Ultimately, the most successful societies find the balance between the twin virtues of inequality of outcomes and equality of opportunity.

The new politics must marry the twin virtues of unequal outcomes and equality of opportunity.

When too few get too much everybody loses.

Feminism is about women living their lives on their own terms, marshalling the resources of the society to make that possible, and men embracing this as vital to a successful society and their own liberation.

Can it be that striving for equality of opportunity however imperfect the process not only benefits the individual but also creates benefits for the society that are unintended but wonderful?

Economics must be a 'moral enterprise' as much as politics claims to be. Economic outcomes need to be framed in terms of right and wrong not just efficiency if only because these often align in surprising ways that are good for society and the economy.

My vision of Canada is that any Canadian child from a family of limited circumstance can expect to have a chance at lifetime of unlimited opportunities.

Free trade is a wonderful thing. Time and time again economists have proven that free trade creates enormous wealth for each country 'on the whole'. Historians have shown that free trade is usually associated with rising political, social and cultural liberty.

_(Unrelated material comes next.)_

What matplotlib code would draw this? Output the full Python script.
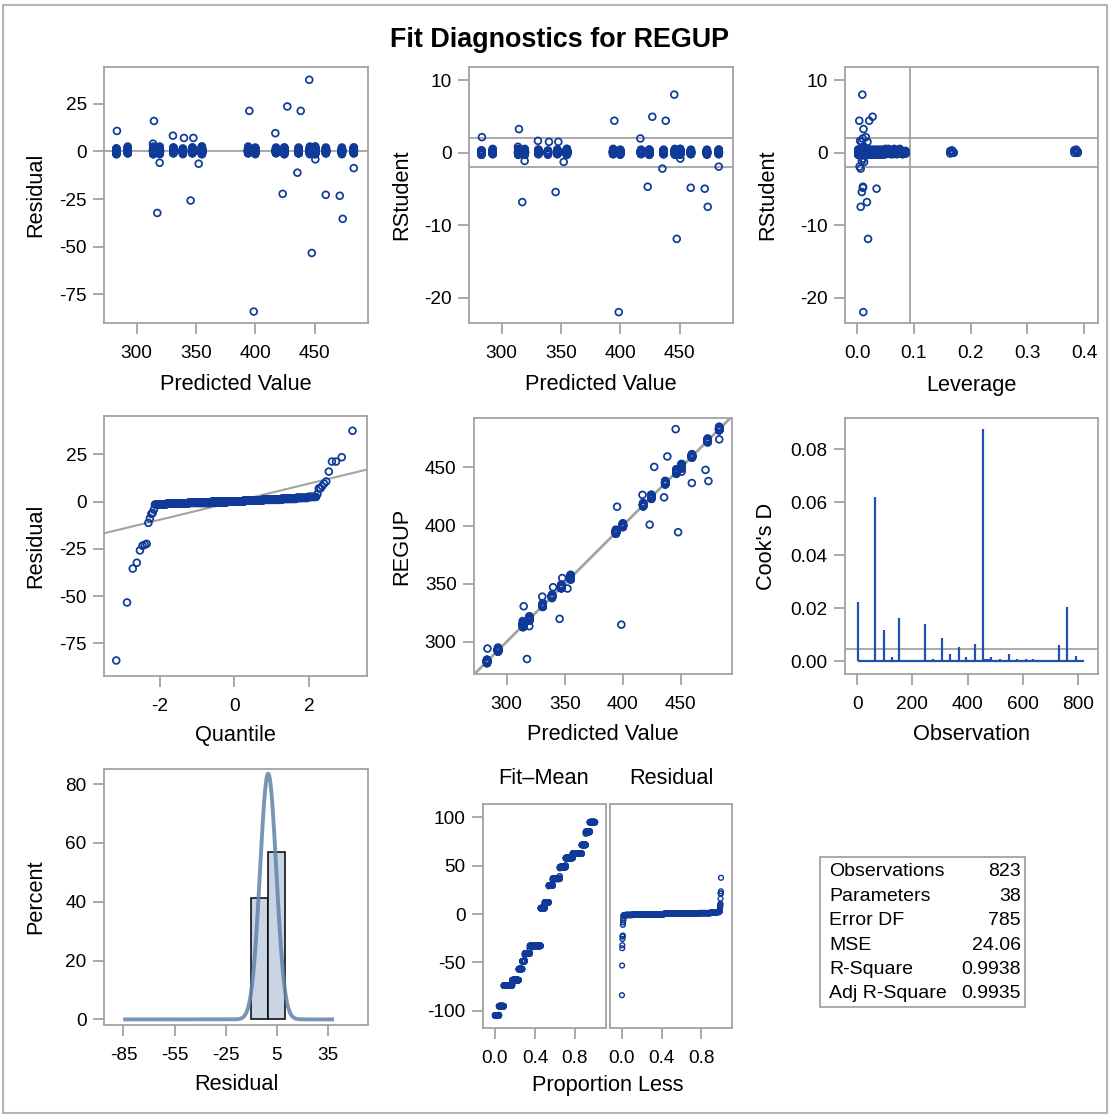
import numpy as np
import matplotlib.pyplot as plt
from matplotlib.patches import Rectangle
from matplotlib.ticker import FormatStrFormatter
from statistics import NormalDist

plt.rcParams['font.family'] = ['Liberation Sans', 'DejaVu Sans']
plt.rcParams['axes.unicode_minus'] = False

# fit statistics
n_obs = 823
n_params = 38
error_df = 785
mse = 24.06
r_square = 0.9938
adj_r_square = 0.9935

# bulk of the observations: fitted value groups and counts
fit_groups = [283, 292.5, 314, 319.5, 331, 339, 347, 355, 394, 400,
              417.5, 424.5, 436.5, 446, 450.5, 459.5, 473, 483]
fit_counts = [32, 39, 67, 52, 28, 20, 39, 89, 32, 32,
              32, 56, 47, 56, 73, 32, 31, 42]

# bulk residuals (all near zero) and counts
bulk_res_vals = [-1.5, -1.0, -0.6, -0.2, 0.2, 0.6, 1.0, 1.5, 2.0, 2.5]
bulk_res_counts = [15, 60, 130, 130, 150, 140, 100, 45, 20, 9]

# bulk leverage values and counts
bulk_lev_vals = [0.002, 0.006, 0.010, 0.015, 0.020, 0.025, 0.030, 0.035, 0.040, 0.045,
                 0.050, 0.055, 0.060, 0.065, 0.070, 0.075, 0.080, 0.085,
                 0.164, 0.167, 0.170, 0.383, 0.386, 0.389]
bulk_lev_counts = [120, 110, 90, 70, 60, 50, 45, 40, 35, 30,
                   25, 22, 20, 18, 16, 14, 12, 10,
                   2, 2, 2, 2, 2, 2]

# observations away from the band
out_fit = [283.4, 314.6, 313.8, 330.6, 339.9, 347.8, 319.4, 352.3, 317.4, 345.5, 395.0, 398.7,
           416.9, 427.0, 438.3, 445.5, 423.1, 435.5, 450.6, 447.6, 459.4, 471.2, 473.7, 483.0]
out_res = [10.7, 15.9, 4.0, 8.2, 7.0, 7.0, -6.0, -6.5, -32.3, -25.8, 21.2, -84.0,
           9.5, 23.5, 21.2, 37.5, -22.3, -11.2, -4.2, -53.3, -22.8, -23.3, -35.4, -8.8]
out_rstud = [2.13, 3.24, 0.79, 1.62, 1.48, 1.48, -1.15, -1.29, -6.83, -5.44, 4.39, -22.0,
             1.94, 4.94, 4.39, 7.99, -4.71, -2.21, -0.83, -11.9, -4.85, -4.98, -7.48, -1.94]
out_lev = [0.015, 0.011, 0.012, 0.005, 0.018, 0.008, 0.008, 0.012, 0.017, 0.008, 0.0035, 0.0106,
           0.0095, 0.027, 0.021, 0.0089, 0.010, 0.006, 0.010, 0.019, 0.010, 0.034, 0.006, 0.004]

# Cook's D needles
cook_obs = [3, 64, 96, 125, 152, 246, 274, 307, 335, 368, 396, 428, 456,
            462, 470, 478, 484, 518, 551, 579, 611, 639, 733, 761, 795]
cook_d = [0.0226, 0.062, 0.0117, 0.0015, 0.0163, 0.0141, 0.0009, 0.009, 0.0028, 0.0055,
          0.0015, 0.0065, 0.0875, 0.0008, 0.0008, 0.0008, 0.0015, 0.0009, 0.0028, 0.0009,
          0.0009, 0.0009, 0.0063, 0.0204, 0.0021]

# ---- build per-observation arrays ----
nb = sum(fit_counts)
bulk_fit = np.repeat(fit_groups, fit_counts)
bulk_res = np.repeat(bulk_res_vals, bulk_res_counts)[(np.arange(nb) * 211) % nb]
bulk_lev = np.repeat(bulk_lev_vals, bulk_lev_counts)[(np.arange(nb) * 97) % nb]
rmse = np.sqrt(mse)
bulk_rstud = bulk_res / rmse

fit = np.concatenate([bulk_fit, out_fit])
res = np.concatenate([bulk_res, out_res])
rstud = np.concatenate([bulk_rstud, out_rstud])
lev = np.concatenate([bulk_lev, out_lev])
regup = fit + res

BLUE = '#0f3a98'
GRAY = '#a3a3a3'
TICK_FS = 13.7
LAB_FS = 15.7
W, H = 1110, 1115

fig = plt.figure(figsize=(W / 100, H / 100), dpi=100)
fig.patches.append(Rectangle((3 / W, 2 / H), 1104 / W, 1108 / H, transform=fig.transFigure,
                             fill=False, edgecolor='#b5b5b5', linewidth=1.5))
fig.text(560 / W, 1 - 40 / H, 'Fit Diagnostics for REGUP', ha='center', va='center',
         fontsize=19.4, fontweight='bold')


def panel(x0, y0, x1, y1):
    ax = fig.add_axes([x0 / W, 1 - y1 / H, (x1 - x0) / W, (y1 - y0) / H])
    for s in ax.spines.values():
        s.set_color(GRAY)
        s.set_linewidth(1.3)
    ax.tick_params(direction='out', length=8, width=1.3, color=GRAY, labelsize=TICK_FS)
    ax.tick_params(axis='x', pad=8)
    ax.tick_params(axis='y', pad=4.5)
    ax.box = (x0, y0, x1, y1)
    return ax


def labels(ax, xlab, ylab, xl_y, yl_x, xl_x=None):
    x0, y0, x1, y1 = ax.box
    if xlab:
        ax.set_xlabel(xlab, fontsize=LAB_FS, va='center')
        cx = (x0 + x1) / 2 if xl_x is None else xl_x
        ax.xaxis.set_label_coords((cx - x0) / (x1 - x0), (y1 - xl_y) / (y1 - y0))
    if ylab:
        ax.set_ylabel(ylab, fontsize=LAB_FS, va='center')
        ax.yaxis.set_label_coords((yl_x - x0) / (x1 - x0), 0.5)


def dots(ax, x, y, s=24, lw=1.25):
    ax.scatter(x, y, s=s, facecolors='none', edgecolors=BLUE, linewidths=lw, zorder=3)


# residual vs predicted
ax1 = panel(104, 67, 368, 323)
ax1.axhline(0, color=GRAY, lw=1.3)
dots(ax1, fit, res)
ax1.set_xlim(272.5, 495)
ax1.set_ylim(-90, 44.2)
ax1.set_xticks([300, 350, 400, 450])
ax1.set_yticks([25, 0, -25, -50, -75])
labels(ax1, 'Predicted Value', 'Residual', 385, 36)

# rstudent vs predicted
ax2 = panel(469, 67, 733, 323)
ax2.axhline(2, color=GRAY, lw=1.3)
ax2.axhline(-2, color=GRAY, lw=1.3)
dots(ax2, fit, rstud)
ax2.set_xlim(272.5, 495)
ax2.set_ylim(-23.5, 11.8)
ax2.set_xticks([300, 350, 400, 450])
ax2.set_yticks([10, 0, -10, -20])
labels(ax2, 'Predicted Value', 'RStudent', 385, 402)

# rstudent vs leverage
ax3 = panel(845, 67, 1098, 323)
ax3.axhline(2, color=GRAY, lw=1.3)
ax3.axhline(-2, color=GRAY, lw=1.3)
ax3.axvline(2 * n_params / n_obs, color=GRAY, lw=1.3)
dots(ax3, lev, rstud)
ax3.set_xlim(-0.0217, 0.4247)
ax3.set_ylim(-23.5, 11.8)
ax3.set_xticks([0.0, 0.1, 0.2, 0.3, 0.4])
ax3.xaxis.set_major_formatter(FormatStrFormatter('%.1f'))
ax3.set_yticks([10, 0, -10, -20])
labels(ax3, 'Leverage', 'RStudent', 385, 768)

# normal quantile plot of residuals
nd = NormalDist()
q = np.array([nd.inv_cdf((i - 0.375) / (n_obs + 0.25)) for i in range(1, n_obs + 1)])
res_sorted = np.sort(res)
ax4 = panel(104, 416, 367, 676)
ax4.axline((0, res.mean()), slope=res.std(ddof=1), color=GRAY, lw=1.5, zorder=2)
dots(ax4, q, res_sorted)
ax4.set_xlim(-3.5, 3.56)
ax4.set_ylim(-92.2, 45.3)
ax4.set_xticks([-2, 0, 2])
ax4.set_yticks([25, 0, -25, -50, -75])
labels(ax4, 'Quantile', 'Residual', 735, 36)

# observed vs predicted
ax5 = panel(474, 418, 732, 674)
ax5.axline((300, 300), (400, 400), color=GRAY, lw=2, zorder=2)
dots(ax5, fit, regup)
ax5.set_xlim(271.8, 494)
ax5.set_ylim(272.2, 492.6)
ax5.set_xticks([300, 350, 400, 450])
ax5.set_yticks([300, 350, 400, 450])
labels(ax5, 'Predicted Value', 'REGUP', 735, 402)

# Cook's D
ax6 = panel(845, 418, 1098, 674)
ax6.axhline(4 / n_obs, color=GRAY, lw=1.3)
ax6.hlines(0, 1, n_obs, color='#2250b0', lw=1.6, zorder=3)
ax6.vlines(cook_obs, 0, cook_d, color='#2250b0', lw=1.6, zorder=3)
ax6.set_xlim(-44.6, 873.6)
ax6.set_ylim(-0.00474, 0.0918)
ax6.set_xticks([0, 200, 400, 600, 800])
ax6.set_yticks([0.0, 0.02, 0.04, 0.06, 0.08])
ax6.yaxis.set_major_formatter(FormatStrFormatter('%.2f'))
labels(ax6, 'Observation', "Cook's D", 735, 767)

# histogram of residuals
bin_edges = np.arange(-90, 50, 10)
counts, _ = np.histogram(res, bins=bin_edges)
pct = counts / n_obs * 100
keep = pct > 1
ax7 = panel(104, 769, 368, 1025)
ax7.bar(bin_edges[:-1][keep], pct[keep], width=10, align='edge', color='#c9d5e5',
        edgecolor='black', linewidth=1.1, zorder=2)
sd = res.std(ddof=1)
xs = np.linspace(res.min(), res.max(), 400)
ax7.plot(xs, 100 * 10 * np.exp(-0.5 * ((xs - res.mean()) / sd) ** 2) / (sd * np.sqrt(2 * np.pi)),
         color='#6283a9', lw=2.8, alpha=0.85, zorder=3)
ax7.set_xlim(-96.4, 58.6)
ax7.set_ylim(-1.9, 85.1)
ax7.set_xticks([-85, -55, -25, 5, 35])
ax7.set_yticks([0, 20, 40, 60, 80])
labels(ax7, 'Residual', 'Percent', 1085, 36)

# residual-fit spread plot
prop = (np.arange(1, n_obs + 1) - 0.5) / n_obs
fit_mean = np.sort(fit - regup.mean())
ax8a = panel(483, 804, 606, 1028)
ax8b = panel(610, 804, 732, 1028)
dots(ax8a, prop, fit_mean, s=14, lw=1.1)
dots(ax8b, prop, res_sorted, s=12, lw=1.0)
for a in (ax8a, ax8b):
    a.set_xlim(-0.12, 1.11)
    a.set_ylim(-118, 113.9)
    a.set_xticks([0.0, 0.4, 0.8])
    a.xaxis.set_major_formatter(FormatStrFormatter('%.1f'))
ax8a.set_yticks([100, 50, 0, -50, -100])
ax8b.set_yticks([])
labels(ax8a, 'Proportion Less', None, 1085, 0, xl_x=607.5)
fig.text(544 / W, 1 - 779 / H, 'Fit\u2013Mean', ha='center', va='center', fontsize=LAB_FS)
fig.text(671 / W, 1 - 779 / H, 'Residual', ha='center', va='center', fontsize=LAB_FS)

# statistics table
fig.patches.append(Rectangle((820 / W, 1 - 1007 / H), 205 / W, 150 / H, transform=fig.transFigure,
                             fill=False, edgecolor=GRAY, linewidth=1.3))
stat_names = ['Observations', 'Parameters', 'Error DF', 'MSE', 'R-Square', 'Adj R-Square']
stat_vals = [str(n_obs), str(n_params), str(error_df), f'{mse:.2f}', f'{r_square:.4f}', f'{adj_r_square:.4f}']
for i, (nm, v) in enumerate(zip(stat_names, stat_vals)):
    yy = 1 - (872 + i * 24.4) / H
    fig.text(829 / W, yy, nm, ha='left', va='center', fontsize=14)
    fig.text(1021 / W, yy, v, ha='right', va='center', fontsize=14)

fig.savefig('out.png', dpi=100)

The perennial problem is that free trade always creates tremendous disruption for thousands even millions of individuals often concentrated in one geography, and where the state is idle, not investing in best in class instruments of social justice, free trade can be a permanent ticket out of the middle class, down, not up.

Tax policy should be founded on the principle of generating steady tax revenues sufficient to maximise environmentally sustainable economic growth in order to fund fair government.

Public policy should be designed to decrease inequality before the law and increase equality of opportunity.

Capitalism is not the problem; the problem is what we do with capitalism.

Content is always more difficult to argue than conspiracy.

Let the state regulate and the market operate (most things).

Welfare strategies are best designed as a hand up, not as a hand out.

Political debate should not be fact free fighting.

Explanation lasts longer than eloquence.

Always favour empowerment over dependency.

The most enduring public figures are embraced for the causes they fought for and not the concept of themselves they hoped others would remember them by.

Find your voice and don't be the echo of somebody else.

It is possible to operate on two different levels: the practical, cautious and conservative; and the realm of ideas, open, free, and radical.